=== EXERCISE ===
Omit all images. Write out the rest of the material exactly.

=== RECORDED DATA ===
§ §

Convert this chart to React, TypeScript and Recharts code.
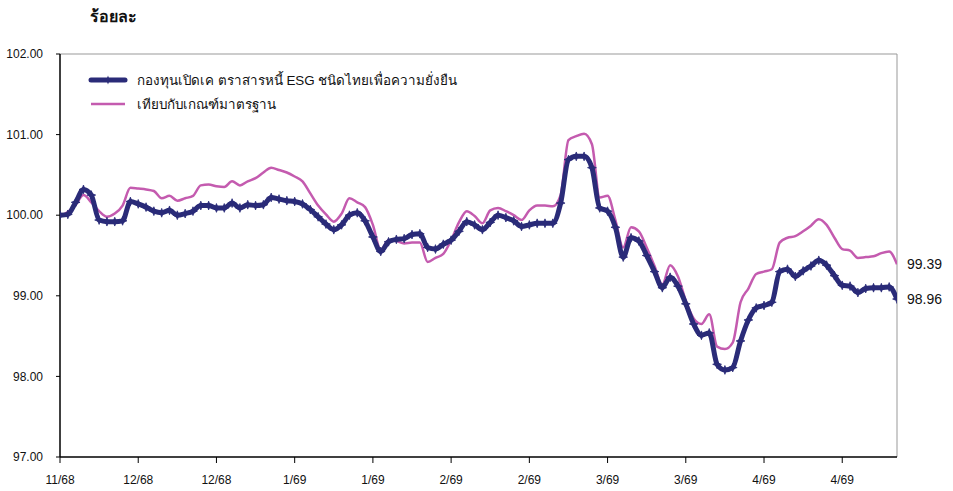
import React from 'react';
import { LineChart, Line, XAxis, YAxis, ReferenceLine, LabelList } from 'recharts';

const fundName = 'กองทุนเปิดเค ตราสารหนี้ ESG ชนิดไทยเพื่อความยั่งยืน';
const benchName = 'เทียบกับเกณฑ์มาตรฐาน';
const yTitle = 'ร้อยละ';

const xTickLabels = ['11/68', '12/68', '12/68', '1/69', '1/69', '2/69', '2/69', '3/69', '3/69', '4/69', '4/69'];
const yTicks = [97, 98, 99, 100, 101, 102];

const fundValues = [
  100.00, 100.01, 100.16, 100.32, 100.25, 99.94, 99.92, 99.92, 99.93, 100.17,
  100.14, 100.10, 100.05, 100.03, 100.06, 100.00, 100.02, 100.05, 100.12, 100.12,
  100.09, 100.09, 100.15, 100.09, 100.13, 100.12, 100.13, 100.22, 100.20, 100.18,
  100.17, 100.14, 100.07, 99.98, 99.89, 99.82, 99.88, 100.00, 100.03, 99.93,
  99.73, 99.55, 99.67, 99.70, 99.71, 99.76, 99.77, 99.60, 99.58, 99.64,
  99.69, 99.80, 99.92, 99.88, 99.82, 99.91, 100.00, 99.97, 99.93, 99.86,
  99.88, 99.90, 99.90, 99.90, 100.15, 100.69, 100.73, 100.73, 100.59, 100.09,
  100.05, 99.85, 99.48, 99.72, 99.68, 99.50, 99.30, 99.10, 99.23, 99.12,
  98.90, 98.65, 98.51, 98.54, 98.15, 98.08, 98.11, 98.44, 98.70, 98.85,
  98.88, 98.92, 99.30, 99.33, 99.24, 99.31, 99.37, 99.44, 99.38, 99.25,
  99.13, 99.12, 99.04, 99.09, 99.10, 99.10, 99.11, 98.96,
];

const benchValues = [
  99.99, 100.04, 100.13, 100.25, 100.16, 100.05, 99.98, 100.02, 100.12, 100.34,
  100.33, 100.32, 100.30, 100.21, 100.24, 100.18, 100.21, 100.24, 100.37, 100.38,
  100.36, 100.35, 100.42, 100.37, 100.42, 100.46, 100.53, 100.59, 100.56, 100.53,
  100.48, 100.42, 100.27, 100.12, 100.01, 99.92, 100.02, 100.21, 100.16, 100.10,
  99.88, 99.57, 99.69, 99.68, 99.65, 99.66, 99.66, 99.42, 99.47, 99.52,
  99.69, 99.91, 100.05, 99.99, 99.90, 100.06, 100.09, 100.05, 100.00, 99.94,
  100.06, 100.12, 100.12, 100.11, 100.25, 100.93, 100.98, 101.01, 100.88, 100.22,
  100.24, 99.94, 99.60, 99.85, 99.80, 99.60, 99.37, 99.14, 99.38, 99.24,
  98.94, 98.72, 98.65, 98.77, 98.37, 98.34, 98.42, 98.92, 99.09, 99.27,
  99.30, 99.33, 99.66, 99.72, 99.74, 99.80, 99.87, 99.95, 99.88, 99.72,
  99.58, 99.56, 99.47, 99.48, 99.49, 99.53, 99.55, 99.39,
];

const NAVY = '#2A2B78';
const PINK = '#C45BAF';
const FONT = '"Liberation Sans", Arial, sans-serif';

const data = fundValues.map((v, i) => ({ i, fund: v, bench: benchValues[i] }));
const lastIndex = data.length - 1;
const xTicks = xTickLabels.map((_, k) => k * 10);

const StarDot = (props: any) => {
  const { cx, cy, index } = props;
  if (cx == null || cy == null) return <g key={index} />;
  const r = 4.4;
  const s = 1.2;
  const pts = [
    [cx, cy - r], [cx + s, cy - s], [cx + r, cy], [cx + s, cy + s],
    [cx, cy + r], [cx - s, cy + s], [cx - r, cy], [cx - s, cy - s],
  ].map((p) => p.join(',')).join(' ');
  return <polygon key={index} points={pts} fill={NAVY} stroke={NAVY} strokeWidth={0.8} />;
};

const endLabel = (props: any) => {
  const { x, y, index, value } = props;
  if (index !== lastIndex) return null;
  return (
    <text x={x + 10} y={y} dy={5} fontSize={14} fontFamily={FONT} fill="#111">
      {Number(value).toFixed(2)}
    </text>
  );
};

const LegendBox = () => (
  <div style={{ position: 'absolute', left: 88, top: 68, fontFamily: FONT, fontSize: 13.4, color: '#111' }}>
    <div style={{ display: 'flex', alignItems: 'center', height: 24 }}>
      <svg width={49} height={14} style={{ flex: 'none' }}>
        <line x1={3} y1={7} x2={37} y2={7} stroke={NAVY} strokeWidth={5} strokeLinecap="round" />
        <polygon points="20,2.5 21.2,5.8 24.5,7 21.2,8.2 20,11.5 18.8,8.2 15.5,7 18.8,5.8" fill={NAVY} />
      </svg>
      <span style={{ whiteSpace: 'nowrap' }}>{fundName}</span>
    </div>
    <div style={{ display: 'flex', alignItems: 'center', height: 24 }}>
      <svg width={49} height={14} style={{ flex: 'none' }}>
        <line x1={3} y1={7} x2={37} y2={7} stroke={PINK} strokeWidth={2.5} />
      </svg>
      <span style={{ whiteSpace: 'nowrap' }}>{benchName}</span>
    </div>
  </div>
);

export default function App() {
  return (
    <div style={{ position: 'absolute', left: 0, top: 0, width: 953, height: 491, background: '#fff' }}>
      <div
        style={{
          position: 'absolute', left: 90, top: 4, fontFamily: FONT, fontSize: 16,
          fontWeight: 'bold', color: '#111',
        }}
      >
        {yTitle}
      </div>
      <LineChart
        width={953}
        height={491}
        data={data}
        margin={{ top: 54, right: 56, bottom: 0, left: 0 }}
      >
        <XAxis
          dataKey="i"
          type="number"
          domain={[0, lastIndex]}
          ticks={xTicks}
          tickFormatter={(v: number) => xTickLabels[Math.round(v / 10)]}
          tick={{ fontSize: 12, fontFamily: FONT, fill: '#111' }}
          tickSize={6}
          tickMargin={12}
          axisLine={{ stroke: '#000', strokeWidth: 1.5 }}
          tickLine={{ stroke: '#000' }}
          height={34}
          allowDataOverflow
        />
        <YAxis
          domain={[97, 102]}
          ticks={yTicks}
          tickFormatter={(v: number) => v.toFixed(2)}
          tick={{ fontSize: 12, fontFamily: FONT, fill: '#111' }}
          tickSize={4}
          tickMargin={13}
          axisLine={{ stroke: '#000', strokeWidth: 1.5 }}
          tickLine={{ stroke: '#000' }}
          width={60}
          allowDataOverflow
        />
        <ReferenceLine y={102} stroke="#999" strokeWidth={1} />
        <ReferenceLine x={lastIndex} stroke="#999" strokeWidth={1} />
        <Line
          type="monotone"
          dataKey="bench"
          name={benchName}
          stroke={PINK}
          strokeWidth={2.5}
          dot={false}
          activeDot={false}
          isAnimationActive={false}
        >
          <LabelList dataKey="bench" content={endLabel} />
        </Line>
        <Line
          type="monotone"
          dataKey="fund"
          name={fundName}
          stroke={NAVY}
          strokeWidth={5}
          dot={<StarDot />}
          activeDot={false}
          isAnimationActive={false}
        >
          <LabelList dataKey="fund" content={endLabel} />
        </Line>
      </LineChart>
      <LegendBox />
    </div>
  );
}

§ §

=== TASK ANSWER ===
Convert this chart to React, TypeScript and Recharts code.
import React from 'react';
import { LineChart, Line, XAxis, YAxis, ReferenceLine, LabelList } from 'recharts';

const fundName = 'กองทุนเปิดเค ตราสารหนี้ ESG ชนิดไทยเพื่อความยั่งยืน';
const benchName = 'เทียบกับเกณฑ์มาตรฐาน';
const yTitle = 'ร้อยละ';

const xTickLabels = ['11/68', '12/68', '12/68', '1/69', '1/69', '2/69', '2/69', '3/69', '3/69', '4/69', '4/69'];
const yTicks = [97, 98, 99, 100, 101, 102];

const fundValues = [
  100.00, 100.01, 100.16, 100.32, 100.25, 99.94, 99.92, 99.92, 99.93, 100.17,
  100.14, 100.10, 100.05, 100.03, 100.06, 100.00, 100.02, 100.05, 100.12, 100.12,
  100.09, 100.09, 100.15, 100.09, 100.13, 100.12, 100.13, 100.22, 100.20, 100.18,
  100.17, 100.14, 100.07, 99.98, 99.89, 99.82, 99.88, 100.00, 100.03, 99.93,
  99.73, 99.55, 99.67, 99.70, 99.71, 99.76, 99.77, 99.60, 99.58, 99.64,
  99.69, 99.80, 99.92, 99.88, 99.82, 99.91, 100.00, 99.97, 99.93, 99.86,
  99.88, 99.90, 99.90, 99.90, 100.15, 100.69, 100.73, 100.73, 100.59, 100.09,
  100.05, 99.85, 99.48, 99.72, 99.68, 99.50, 99.30, 99.10, 99.23, 99.12,
  98.90, 98.65, 98.51, 98.54, 98.15, 98.08, 98.11, 98.44, 98.70, 98.85,
  98.88, 98.92, 99.30, 99.33, 99.24, 99.31, 99.37, 99.44, 99.38, 99.25,
  99.13, 99.12, 99.04, 99.09, 99.10, 99.10, 99.11, 98.96,
];

const benchValues = [
  99.99, 100.04, 100.13, 100.25, 100.16, 100.05, 99.98, 100.02, 100.12, 100.34,
  100.33, 100.32, 100.30, 100.21, 100.24, 100.18, 100.21, 100.24, 100.37, 100.38,
  100.36, 100.35, 100.42, 100.37, 100.42, 100.46, 100.53, 100.59, 100.56, 100.53,
  100.48, 100.42, 100.27, 100.12, 100.01, 99.92, 100.02, 100.21, 100.16, 100.10,
  99.88, 99.57, 99.69, 99.68, 99.65, 99.66, 99.66, 99.42, 99.47, 99.52,
  99.69, 99.91, 100.05, 99.99, 99.90, 100.06, 100.09, 100.05, 100.00, 99.94,
  100.06, 100.12, 100.12, 100.11, 100.25, 100.93, 100.98, 101.01, 100.88, 100.22,
  100.24, 99.94, 99.60, 99.85, 99.80, 99.60, 99.37, 99.14, 99.38, 99.24,
  98.94, 98.72, 98.65, 98.77, 98.37, 98.34, 98.42, 98.92, 99.09, 99.27,
  99.30, 99.33, 99.66, 99.72, 99.74, 99.80, 99.87, 99.95, 99.88, 99.72,
  99.58, 99.56, 99.47, 99.48, 99.49, 99.53, 99.55, 99.39,
];

const NAVY = '#2A2B78';
const PINK = '#C45BAF';
const FONT = '"Liberation Sans", Arial, sans-serif';

const data = fundValues.map((v, i) => ({ i, fund: v, bench: benchValues[i] }));
const lastIndex = data.length - 1;
const xTicks = xTickLabels.map((_, k) => k * 10);

const StarDot = (props: any) => {
  const { cx, cy, index } = props;
  if (cx == null || cy == null) return <g key={index} />;
  const r = 4.4;
  const s = 1.2;
  const pts = [
    [cx, cy - r], [cx + s, cy - s], [cx + r, cy], [cx + s, cy + s],
    [cx, cy + r], [cx - s, cy + s], [cx - r, cy], [cx - s, cy - s],
  ].map((p) => p.join(',')).join(' ');
  return <polygon key={index} points={pts} fill={NAVY} stroke={NAVY} strokeWidth={0.8} />;
};

const endLabel = (props: any) => {
  const { x, y, index, value } = props;
  if (index !== lastIndex) return null;
  return (
    <text x={x + 10} y={y} dy={5} fontSize={14} fontFamily={FONT} fill="#111">
      {Number(value).toFixed(2)}
    </text>
  );
};

const LegendBox = () => (
  <div style={{ position: 'absolute', left: 88, top: 68, fontFamily: FONT, fontSize: 13.4, color: '#111' }}>
    <div style={{ display: 'flex', alignItems: 'center', height: 24 }}>
      <svg width={49} height={14} style={{ flex: 'none' }}>
        <line x1={3} y1={7} x2={37} y2={7} stroke={NAVY} strokeWidth={5} strokeLinecap="round" />
        <polygon points="20,2.5 21.2,5.8 24.5,7 21.2,8.2 20,11.5 18.8,8.2 15.5,7 18.8,5.8" fill={NAVY} />
      </svg>
      <span style={{ whiteSpace: 'nowrap' }}>{fundName}</span>
    </div>
    <div style={{ display: 'flex', alignItems: 'center', height: 24 }}>
      <svg width={49} height={14} style={{ flex: 'none' }}>
        <line x1={3} y1={7} x2={37} y2={7} stroke={PINK} strokeWidth={2.5} />
      </svg>
      <span style={{ whiteSpace: 'nowrap' }}>{benchName}</span>
    </div>
  </div>
);

export default function App() {
  return (
    <div style={{ position: 'absolute', left: 0, top: 0, width: 953, height: 491, background: '#fff' }}>
      <div
        style={{
          position: 'absolute', left: 90, top: 4, fontFamily: FONT, fontSize: 16,
          fontWeight: 'bold', color: '#111',
        }}
      >
        {yTitle}
      </div>
      <LineChart
        width={953}
        height={491}
        data={data}
        margin={{ top: 54, right: 56, bottom: 0, left: 0 }}
      >
        <XAxis
          dataKey="i"
          type="number"
          domain={[0, lastIndex]}
          ticks={xTicks}
          tickFormatter={(v: number) => xTickLabels[Math.round(v / 10)]}
          tick={{ fontSize: 12, fontFamily: FONT, fill: '#111' }}
          tickSize={6}
          tickMargin={12}
          axisLine={{ stroke: '#000', strokeWidth: 1.5 }}
          tickLine={{ stroke: '#000' }}
          height={34}
          allowDataOverflow
        />
        <YAxis
          domain={[97, 102]}
          ticks={yTicks}
          tickFormatter={(v: number) => v.toFixed(2)}
          tick={{ fontSize: 12, fontFamily: FONT, fill: '#111' }}
          tickSize={4}
          tickMargin={13}
          axisLine={{ stroke: '#000', strokeWidth: 1.5 }}
          tickLine={{ stroke: '#000' }}
          width={60}
          allowDataOverflow
        />
        <ReferenceLine y={102} stroke="#999" strokeWidth={1} />
        <ReferenceLine x={lastIndex} stroke="#999" strokeWidth={1} />
        <Line
          type="monotone"
          dataKey="bench"
          name={benchName}
          stroke={PINK}
          strokeWidth={2.5}
          dot={false}
          activeDot={false}
          isAnimationActive={false}
        >
          <LabelList dataKey="bench" content={endLabel} />
        </Line>
        <Line
          type="monotone"
          dataKey="fund"
          name={fundName}
          stroke={NAVY}
          strokeWidth={5}
          dot={<StarDot />}
          activeDot={false}
          isAnimationActive={false}
        >
          <LabelList dataKey="fund" content={endLabel} />
        </Line>
      </LineChart>
      <LegendBox />
    </div>
  );
}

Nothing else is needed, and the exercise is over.